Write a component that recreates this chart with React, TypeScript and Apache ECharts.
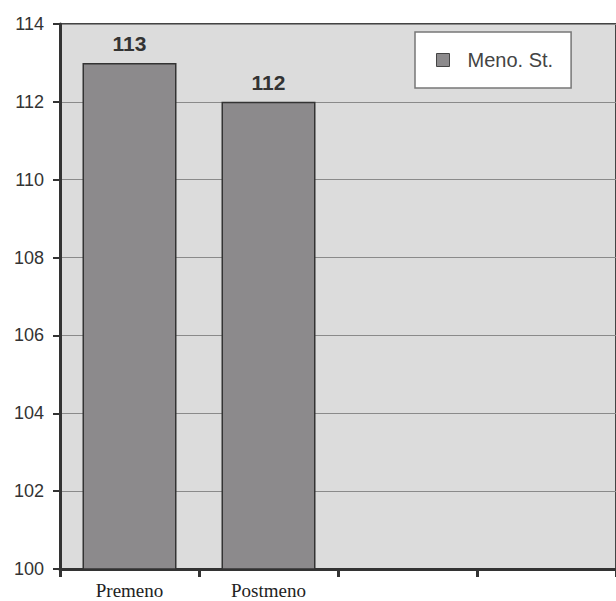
import React, { useEffect, useRef } from "react";
import * as echarts from "echarts";

const categories = ["Premeno", "Postmeno", "", ""];
const seriesName = "Meno. St.";
const values = [113, 112, null, null];
const yMin = 100;
const yMax = 114;
const yInterval = 2;

export default function App() {
  const ref = useRef<HTMLDivElement>(null);
  useEffect(() => {
    if (!ref.current) return;
    const chart = echarts.init(ref.current, null, { renderer: "svg" });
    chart.setOption({
      animation: false,
      backgroundColor: "#ffffff",
      grid: {
        left: 60,
        top: 24,
        width: 558,
        height: 545,
        show: true,
        backgroundColor: "#dcdcdc",
        borderColor: "#444444",
        borderWidth: 2,
      },
      legend: {
        data: [seriesName],
        left: 415,
        top: 32,
        orient: "vertical",
        backgroundColor: "#ffffff",
        borderColor: "#777777",
        borderWidth: 1.5,
        borderRadius: 0,
        padding: [18, 18, 18, 21],
        itemWidth: 13,
        itemHeight: 13,
        icon: "rect",
        itemStyle: { borderColor: "#444444", borderWidth: 1 },
        textStyle: {
          fontFamily: "Liberation Sans, Arial, sans-serif",
          fontSize: 20,
          color: "#444444",
          padding: [0, 0, 0, 13],
        },
      },
      xAxis: {
        type: "category",
        data: categories,
        boundaryGap: true,
        axisLine: { show: true, lineStyle: { color: "#333333", width: 3 } },
        axisTick: { show: true, alignWithLabel: false, length: 8, lineStyle: { color: "#333333", width: 3 } },
        axisLabel: {
          fontFamily: "Liberation Serif, Times New Roman, serif",
          fontSize: 19,
          color: "#222222",
          margin: 12,
        },
        splitLine: { show: false },
      },
      yAxis: {
        type: "value",
        min: yMin,
        max: yMax,
        interval: yInterval,
        axisLine: { show: true, lineStyle: { color: "#333333", width: 3 } },
        axisTick: { show: true, length: 7, lineStyle: { color: "#333333", width: 2 } },
        axisLabel: {
          fontFamily: "Liberation Sans, Arial, sans-serif",
          fontSize: 18,
          color: "#333333",
          margin: 16,
        },
        splitLine: { show: true, lineStyle: { color: "#8a8a8a", width: 1 } },
      },
      series: [
        {
          name: seriesName,
          type: "bar",
          data: values,
          barWidth: 94,
          itemStyle: { color: "#8c8a8c", borderColor: "#333333", borderWidth: 1.5 },
          label: {
            show: true,
            position: "top",
            distance: 9,
            fontFamily: "Liberation Sans, Arial, sans-serif",
            fontSize: 21,
            fontWeight: "bold",
            color: "#333333",
          },
        },
      ],
    });
    return () => chart.dispose();
  }, []);
  return (
    <div
      ref={ref}
      style={{ position: "fixed", left: 0, top: 0, width: 616, height: 601, overflow: "hidden" }}
    />
  );
}
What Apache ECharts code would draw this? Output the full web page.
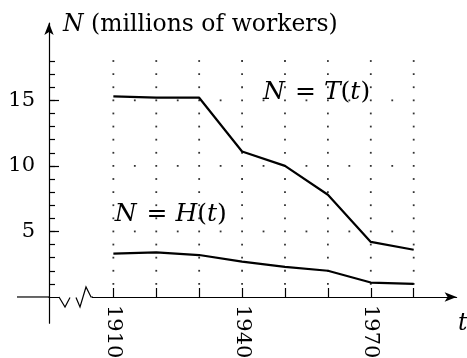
<!DOCTYPE html>
<html>
<head>
<meta charset="utf-8">
<script src="https://cdn.jsdelivr.net/npm/echarts@6/dist/echarts.min.js"></script>
<style>
  html, body { margin: 0; padding: 0; background: #fff; }
  #chart { width: 467px; height: 358px; }
</style>
</head>
<body>
<div id="chart"></div>
<script>
// Employment in agriculture: total workers T(t) and hired workers H(t), millions
const years = [1910, 1920, 1930, 1940, 1950, 1960, 1970, 1980];
const totalWorkers = [15.3, 15.2, 15.2, 11.1, 10.0, 7.8, 4.2, 3.6];
const hiredWorkers = [3.3, 3.4, 3.2, 2.7, 2.3, 2.0, 1.1, 1.0];

// Axis ticks and labels
const xTickYears = [1910, 1920, 1930, 1940, 1950, 1960, 1970, 1980];
const xLabelYears = [1910, 1940, 1970];
const yMajorTicks = [5, 10, 15];
const yMinorTicks = [1, 2, 3, 4, 5, 6, 7, 8, 9, 10, 11, 12, 13, 14, 15, 16, 17, 18];
const yGridRows = [5, 10, 15];
const xGridHalfSteps = [1915, 1925, 1935, 1945, 1955, 1965, 1975];

const FONT = 'DejaVu Serif';
const FS = 23.5;
const CURVE_FS = 25;
const TICK_FS = 21;

// Dotted background grid: columns at every decade, rows at 5, 10, 15
const gridDots = [];
xTickYears.forEach(x => yMinorTicks.forEach(y => gridDots.push([x, y])));
yGridRows.forEach(y => xGridHalfSteps.forEach(x => gridDots.push([x, y])));

const X_MIN = 1895, X_MAX = 1990, Y_MIN = -2, Y_MAX = 20.9;

const chart = echarts.init(document.getElementById('chart'), null, { renderer: 'canvas' });

const axisLineStyle = { color: '#000', width: 1.2 };

chart.setOption({
  animation: false,
  backgroundColor: '#fff',
  grid: { left: 49, right: 10.4, top: 23, bottom: 34.8, outerBoundsMode: 'none', containLabel: false },
  xAxis: {
    type: 'value', min: X_MIN, max: X_MAX,
    axisLine: { onZero: true, lineStyle: axisLineStyle, symbol: ['none', 'arrow'], symbolSize: [7, 12] },
    axisTick: { show: true, inside: true, length: 9, customValues: xTickYears, lineStyle: { color: '#000', width: 1.2 } },
    // year labels are drawn below as rotated text
    axisLabel: { show: false },
    splitLine: { show: false }
  },
  yAxis: [
    {
      type: 'value', min: Y_MIN, max: Y_MAX,
      axisLine: { show: true, lineStyle: axisLineStyle, symbol: ['none', 'arrow'], symbolSize: [7, 12] },
      axisTick: { show: true, inside: true, length: 10, customValues: yMajorTicks, lineStyle: { color: '#000', width: 1.2 } },
      axisLabel: { customValues: yMajorTicks, margin: 14, color: '#000', fontFamily: FONT, fontSize: TICK_FS },
      splitLine: { show: false }
    },
    {
      type: 'value', min: Y_MIN, max: Y_MAX, position: 'left', offset: 0,
      axisLine: { show: false },
      axisTick: { show: true, inside: true, length: 6, customValues: yMinorTicks, lineStyle: { color: '#000', width: 1.2 } },
      axisLabel: { show: false },
      splitLine: { show: false }
    }
  ],
  series: [
    {
      name: 'grid', type: 'scatter', silent: true, z: 1,
      symbol: 'rect', symbolSize: 1.8,
      itemStyle: { color: '#000' },
      data: gridDots
    },
    {
      name: 'T(t)', type: 'line', z: 3, symbol: 'none',
      lineStyle: { color: '#000', width: 2.2 },
      data: years.map((y, i) => [y, totalWorkers[i]])
    },
    {
      name: 'H(t)', type: 'line', z: 3, symbol: 'none',
      lineStyle: { color: '#000', width: 2.2 },
      data: years.map((y, i) => [y, hiredWorkers[i]])
    }
  ]
});

// Axis decorations and annotations placed from the chart's own coordinate system
const origin = chart.convertToPixel({ gridIndex: 0 }, [X_MIN, 0]);
const ox = origin[0], oy = origin[1];

function styles(size) {
  return {
    i: { fontStyle: 'italic', fontFamily: FONT, fontSize: size, fill: '#000' },
    r: { fontFamily: FONT, fontSize: size, fill: '#000' },
    e: { fontFamily: FONT, fontSize: size, fill: '#000', padding: [0, 8, 0, 10] }
  };
}

const tLabelPos = chart.convertToPixel({ gridIndex: 0 }, [1944.9, 15.6]);
const hLabelPos = chart.convertToPixel({ gridIndex: 0 }, [1910.3, 6.3]);

function mathText(x, y, parts, size) {
  return {
    type: 'text', x: x, y: y, z: 10,
    style: {
      text: parts.map(p => '{' + p[1] + '|' + p[0] + '}').join(''),
      rich: styles(size),
      verticalAlign: 'middle', align: 'left'
    }
  };
}

// Rotated year labels, reading downward from the axis
const yearLabels = xLabelYears.map(yr => {
  const p = chart.convertToPixel({ gridIndex: 0 }, [yr, 0]);
  return {
    type: 'text', x: p[0], y: p[1] + 8, rotation: -Math.PI / 2, z: 10,
    style: {
      text: String(yr), fontFamily: FONT, fontSize: TICK_FS, fill: '#000',
      align: 'left', verticalAlign: 'middle'
    }
  };
});

chart.setOption({
  graphic: [
    // x axis continues left of the y axis
    { type: 'line', z: 10, shape: { x1: ox - 32, y1: oy, x2: ox, y2: oy }, style: { stroke: '#000', lineWidth: 1.2 } },
    // axis break
    { type: 'rect', z: 10, shape: { x: ox + 10, y: oy - 3, width: 33, height: 6 }, style: { fill: '#fff' } },
    {
      type: 'polyline', z: 11,
      shape: { points: [[ox + 10, oy], [ox + 16, oy + 10], [ox + 21, oy + 0.5]] },
      style: { stroke: '#000', lineWidth: 1.2, fill: null }
    },
    {
      type: 'polyline', z: 11,
      shape: { points: [[ox + 27, oy + 0.5], [ox + 31, oy + 10], [ox + 37, oy - 10], [ox + 42, oy], [ox + 44, oy]] },
      style: { stroke: '#000', lineWidth: 1.2, fill: null }
    },
    // axis titles
    mathText(ox + 14, 25, [['N', 'i'], [' (millions of workers)', 'r']], FS),
    mathText(458, 324, [['t', 'i']], FS),
    // curve names
    mathText(tLabelPos[0], tLabelPos[1], [['N', 'i'], ['=', 'e'], ['T', 'i'], ['(', 'r'], ['t', 'i'], [')', 'r']], CURVE_FS),
    mathText(hLabelPos[0], hLabelPos[1], [['N', 'i'], ['=', 'e'], ['H', 'i'], ['(', 'r'], ['t', 'i'], [')', 'r']], CURVE_FS)
  ].concat(yearLabels)
});
</script>
</body>
</html>
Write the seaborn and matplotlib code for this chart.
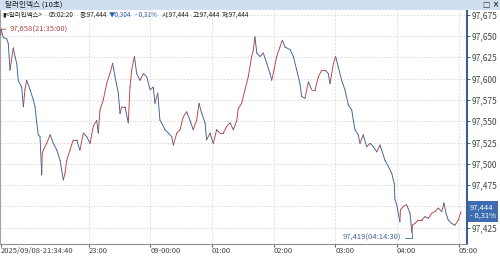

· · · ·

Without the pictures, repeat the entries above line by line, from the first through the one that contains "const yInterval = 2;", both ends included.

> **Output of the task**
Write a component that recreates this chart with React, TypeScript and Apache ECharts.
import React, { useEffect, useRef } from "react";
import * as echarts from "echarts";

const categories = ["Premeno", "Postmeno", "", ""];
const seriesName = "Meno. St.";
const values = [113, 112, null, null];
const yMin = 100;
const yMax = 114;
const yInterval = 2;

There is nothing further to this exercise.